When photographer Ross McDonnell went to cover the ongoing Ukrainian crisis as a freelancer, he felt his photographs didn’t stand apart from the hundreds being produced in the region at that time.
“You are dealing with very intense circumstances and you come away from that feeling like you haven’t had [any] real connection to the people involved in these situations,” the Irish photographer tells TIME. “I wasn’t able to put my visual stamp or to escape the news cycle of what was happening there, so I wanted to go back and do something a bit more personal and be a bit more engaged.”

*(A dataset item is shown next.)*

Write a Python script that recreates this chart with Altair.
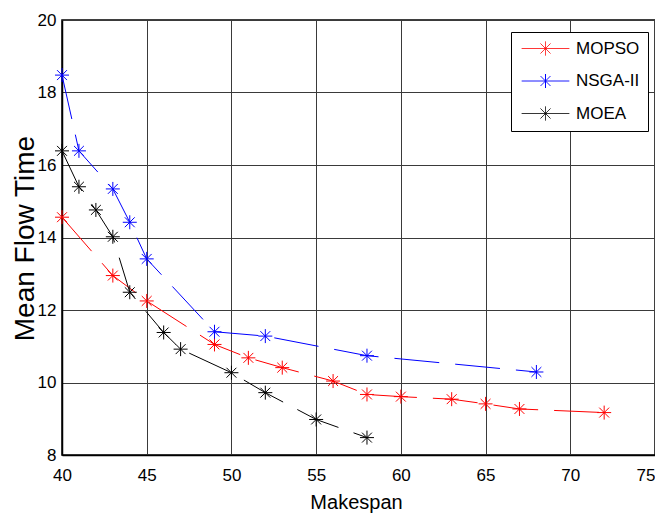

Although the violent turmoil in eastern Ukraine has eased, the Ukrainian Army and pro-Russian rebels continue to battle over areas in Donetsk, now the self-proclaimed independent state of Donetsk People’s Republic. As a result, people without the resources to leave the region are now living in a network of underground shelters to hide from the continuous shelling.
Many of these shelters were built during the Cold War era, when the eventuality of a nuclear fallout felt real, and when McDonnell heard about them, he saw an opportunity to reconnect with his subjects.
In October, he went back to the region, and by that time, the local population had gotten used to the in-and-out swarms of journalists. McDonnell stuck around. It wasn’t until after several visits that he “started to get a sense of who the characters were, what the dynamics was among the people, what you were dealing with in the shelter,” he says. “There’s [a] kind of community but it’s a forced community. Essentially nobody wants to be there.”
“All they can focus on at the moment is [their] immediate surroundings, feeding themselves every day,” he adds. “I guess that’s what the aesthetics of this series are meant to represent – the kind of very narrow world they are surrounded by.”
McDonnell also attempted to put himself in the position of his subjects, in a space still decorated with photographs of Soviet soldiers and artilleries from the the Cold War era. “To see in these paintings of the actual instruments of war that are being used outside and to see the iconography, this Soviet past surrounding them all the time, it’s psychologically very stressful for them,” he says.
Together, these bleak images capture an atmosphere that speaks of the people’s state of mind – trapped in the present, without any idea of what the future will bring.